I’ve mentioned before that I have a queue of topics for when I can’t think of anything in the moment. It’s a good fallback–so good, in fact, I don’t have to use it that much. Instead, I add topics to it fairly regularly, and just as quickly cycle them out with posts. There are a number of post ideas that have hung around in my topic todo list for months. It’s less that I don’t want to write about them and more that I know they are particularly difficult to write well about. Most of them are social justice-oriented topics, which are always fraught in terms of approaching them with both sensitivity and appropriate information.

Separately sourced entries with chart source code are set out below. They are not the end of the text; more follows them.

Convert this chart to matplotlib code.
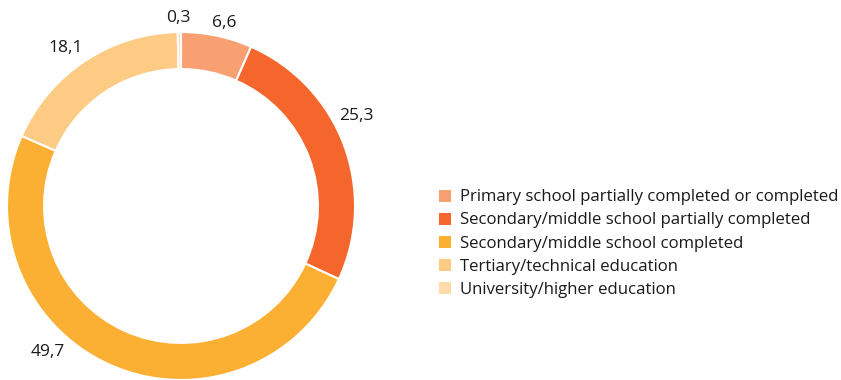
import matplotlib.pyplot as plt
from matplotlib.patches import Patch

plt.rcParams['font.family'] = ['Open Sans', 'DejaVu Sans']

categories = ['Primary school partially completed or completed',
              'Secondary/middle school partially completed',
              'Secondary/middle school completed',
              'Tertiary/technical education',
              'University/higher education']
values = [6.6, 25.3, 49.7, 18.1, 0.3]
value_labels = ['6,6', '25,3', '49,7', '18,1', '0,3']
colors = ['#F8A072', '#F4662B', '#FBB034', '#FDCB84', '#FDDCA8']

# where each value label sits around the ring (axes data units)
label_pos = [(0.247, 1.052), (1.006, 0.517), (-0.764, -0.839),
             (-0.661, 0.908), (-0.017, 1.080)]

fig = plt.figure(figsize=(8.41, 3.8), dpi=100)
ax = fig.add_axes([7 / 841, 0, 348 / 841, 348 / 380])

wedges, _ = ax.pie(values, colors=colors, startangle=90, counterclock=False,
                   radius=1, wedgeprops=dict(width=0.213, edgecolor='white', linewidth=1.5))
ax.set_xlim(-1, 1)
ax.set_ylim(-1, 1)
ax.set_aspect('equal')
ax.axis('off')

for txt, (x, y) in zip(value_labels, label_pos):
    ax.text(x, y, txt, ha='center', va='center', fontsize=12.5, color='#1a1a1a')

handles = [Patch(facecolor=c, edgecolor='none') for c in colors]
fig.legend(handles, categories, loc='center left',
           bbox_to_anchor=(439 / 841, 1 - 243.5 / 380),
           frameon=False, fontsize=12.1, handlelength=0.72, handleheight=0.72,
           handletextpad=0.54, labelspacing=0.42, borderpad=0, borderaxespad=0,
           labelcolor='#1a1a1a')

fig.savefig('out.png', dpi=100)
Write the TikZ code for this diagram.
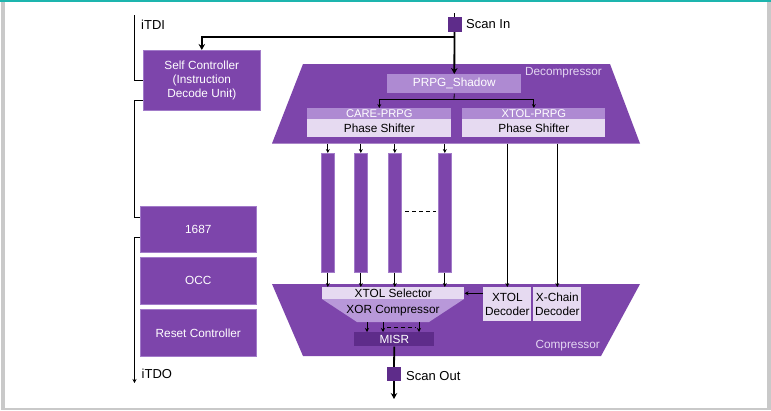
\documentclass[tikz,border=0pt]{standalone}
\usepackage{fontspec}
\setmainfont{Liberation Sans}
\usetikzlibrary{arrows.meta}

\definecolor{ppMain}{HTML}{7D45AB}
\definecolor{ppEdge}{HTML}{A27BC9}
\definecolor{ppLight}{HTML}{AE8AD2}
\definecolor{ppPale}{HTML}{E6DAF1}
\definecolor{ppXor}{HTML}{B898D9}
\definecolor{ppDark}{HTML}{5E2C8A}
\definecolor{ppLabel}{HTML}{E4D6F2}
\definecolor{frameTeal}{HTML}{1DB5AE}
\definecolor{frameGray}{HTML}{C9C9C9}

\begin{document}
\begin{tikzpicture}[x=1pt,y=-1pt,
  lbl/.style={font=\fontsize{11.8}{14}\selectfont},
  box/.style={lbl, fill=ppMain, draw=ppEdge, line width=0.6pt, text=white,
    align=center, inner sep=0pt, anchor=north west},
  lightbox/.style={box, fill=ppLight, draw=none},
  hdrbox/.style={lightbox, font=\fontsize{11.2}{13}\selectfont},
  palebox/.style={box, fill=ppPale, draw=none, text=black},
  darkbox/.style={box, fill=ppDark, draw=none},
  chain/.style={fill=ppMain, draw=ppEdge, line width=0.6pt, inner sep=0pt,
    anchor=north west, minimum width=13pt, minimum height=119pt},
  port/.style={fill=ppDark, inner sep=0pt, minimum width=14pt, minimum height=15pt},
  thin/.style={line width=0.8pt},
  arr/.style={thin, -{Stealth[length=4pt,width=4pt]}},
  bigarr/.style={line width=1.8pt, -{Stealth[length=6pt,width=6.5pt]}},
  txt/.style={font=\fontsize{13}{15}\selectfont, inner sep=0pt, anchor=west}
]
\useasboundingbox (0,0) rectangle (771,410);
\fill[white] (0,0) rectangle (771,410);

% page frame
\fill[frameGray] (1.3,1.5) rectangle (4.7,410);
\fill[frameGray] (767,1.5) rectangle (771,410);
\fill[frameGray] (1.3,408.3) rectangle (771,410);
\fill[frameTeal] (0,0) rectangle (771,1.6);

% ---------- left column: test access chain ----------
\node[box, minimum width=117pt, minimum height=60pt] (self) at (143,50)
  {Self Controller\\(Instruction\\Decode Unit)};
\node[box, minimum width=116pt, minimum height=46pt] (ieee) at (140,206) {1687};
\node[box, minimum width=116pt, minimum height=47pt] (occ) at (140,257) {OCC};
\node[box, minimum width=116pt, minimum height=47pt] (rst) at (140,309) {Reset Controller};

\coordinate (tdi) at (134.5,15);
\coordinate (tdo) at (134.5,383);
\node[txt] (tdilbl) at (141,25) {iTDI};
\node[txt] (tdolbl) at (141.5,373.5) {iTDO};

\draw[thin] (tdi) |- (self.west);
\draw[thin] ([yshift=-20pt]self.west) -- ++(-8.5pt,0) |- ([yshift=12pt]ieee.west);
\draw[arr] ([yshift=-8pt]ieee.west) -| (tdo);

% ---------- decompressor ----------
\fill[ppMain] (303,64) -- (610,64) -- (640,143.5) -- (272,143.5) -- cycle;
\coordinate (dcbot) at (0,143.5);
\node[lbl, text=ppLabel, inner sep=0pt, anchor=east] (dclbl) at (602,72.5) {Decompressor};

\node[lightbox, minimum width=134pt, minimum height=19pt] (shadow) at (387,74) {PRPG\_Shadow};

\node[hdrbox, minimum width=144pt, minimum height=11pt] (care) at (307,108) {CARE-PRPG};
\node[palebox, minimum width=144pt, minimum height=18pt] (careps) at (307,119) {Phase Shifter};
\node[hdrbox, minimum width=143pt, minimum height=11pt] (xtolp) at (462,108) {XTOL-PRPG};
\node[palebox, minimum width=143pt, minimum height=18pt] (xtolps) at (462,119) {Phase Shifter};

% scan input
\coordinate (sintop) at (454.5,13);
\node[port] (sin) at (454.5,24.5) {};
\node[txt] (sinlbl) at (466,24.5) {Scan In};
\coordinate (split) at (454.5,37);
\draw[line width=1.8pt] (sintop) -- (sin.north);
\draw[bigarr] (sin.south) -- (shadow.north);
\draw[bigarr] (split) -| (self.north);

% PRPG fan-out
\coordinate (fan) at (454,99);
\draw[thin] (shadow.south) -- (fan);
\draw[arr] (fan) -| (care.north);
\draw[arr] (fan) -| (xtolp.north);

% ---------- scan chains ----------
\node[chain] (c1) at (321,153) {};
\node[chain] (c2) at (354,153) {};
\node[chain] (c3) at (388,153) {};
\node[chain] (c4) at (438,153) {};
\draw[thin, dash pattern=on 4pt off 3pt] (405,211) -- (436,211);

\foreach \c in {c1,c2,c3,c4}
  \draw[arr] (\c.north |- dcbot) -- (\c.north);

% ---------- compressor ----------
\fill[ppMain] (272,284) -- (640,284) -- (601,356) -- (303,356) -- cycle;
\node[lbl, text=ppLabel, inner sep=0pt, anchor=east] (cplbl) at (600,346) {Compressor};

\node[palebox, minimum width=142pt, minimum height=12pt] (xsel) at (322,287) {XTOL Selector};
\fill[ppXor] (322,299) -- (464,299) -- (429,322) -- (357,322) -- cycle;
\node[lbl, inner sep=0pt] (xor) at (393,311) {XOR Compressor};
\node[darkbox, minimum width=80pt, minimum height=14pt] (misr) at (354,332) {MISR};

\node[palebox, minimum width=48pt, minimum height=34pt] (xdec) at (483,287) {XTOL\\Decoder};
\node[palebox, minimum width=48pt, minimum height=34pt] (cdec) at (533,287) {X-Chain\\Decoder};

\foreach \c in {c1,c2,c3,c4}
  \draw[arr] (\c.south) -- (\c.south |- xsel.north);

\draw[arr] (xdec.north |- dcbot) -- (xdec.north);
\draw[arr] (cdec.north |- dcbot) -- (cdec.north);
\draw[arr] (xdec.west |- xsel.east) -- (xsel.east);

\coordinate (m1) at (367,322);
\coordinate (m2) at (383,322);
\coordinate (m3) at (419,322);
\foreach \m in {m1,m2,m3}
  \draw[arr] (\m) -- (\m |- misr.north);
\draw[thin, dash pattern=on 4pt off 3pt] (387,327) -- (416,327);

% scan output
\node[port, minimum height=14pt] (sout) at (394,374) {};
\node[txt] (soutlbl) at (406,376) {Scan Out};
\coordinate (soutend) at (394,399);
\draw[line width=1.8pt] (misr.south) -- (sout.north);
\draw[bigarr] (sout.south) -- (soutend);
\end{tikzpicture}
\end{document}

Whenever a post goes up on a seemingly random topic you’ve not seen me write about before, chances are it came out of the topic queue. Currently, there are 58 topics in it. I think at its peak, there were about 80 items in there at one point. So, I do use it, but it clearly doesn’t guide what I post every day.

At this point, though, I’m finding fewer interesting current events to write about, and am beginning to turn more to the queue. Part of it is just the part of the political season we’re in. It’s post-convention, but before any debates, before the general election campaign has really gone into full swing. I certainly have no interest in writing about Donald Trump yelling at a woman for having a crying baby–do we really need more evidence of what an awful person, much less Presidential candidate, he is?

But I’ve also written about Hillary Clinton at length. Anyone who reads this blog knows full well how I feel about her (and that I’m voting for her in November). Probably not a lot to say in that regard, either.

And since I consider political topics relatively easy to write about, posting on other topics is more difficult by comparison. It’s good to be challenged, though. One thing I may write more of are reviews. I see movies, I read books, I watch TV shows, I play video games. But then, pop culture criticism is already a terrible wasteland of pseudo-intellectualism. Do I really need to contribute to that? I have, of course, written reviews here before, but I don’t make them a common occurrence–they might show up once or twice a month. Dare I increase the frequency?

True to form, I have no idea what I’ll be writing about this week. It will be just as much a surprise to you as it will to me. On the plus side, nobody really reads these meta posts, so I can say just about anything I want and no one will notice. I am kind of itching to do a weeklong series again, though. I’ve enjoyed that when I’ve done it in the past. Of course, it is a lot more work: I have to do more research to plumb the depths of a topic and produce a feature-length article spread across five days. Even so, it makes for an interesting challenge. It’s just a question of what topic I’m engaged with enough to commit that kind of time, energy, and attention to.

But listen to me ramble. We’ll see how it goes tomorrow. Have a good week!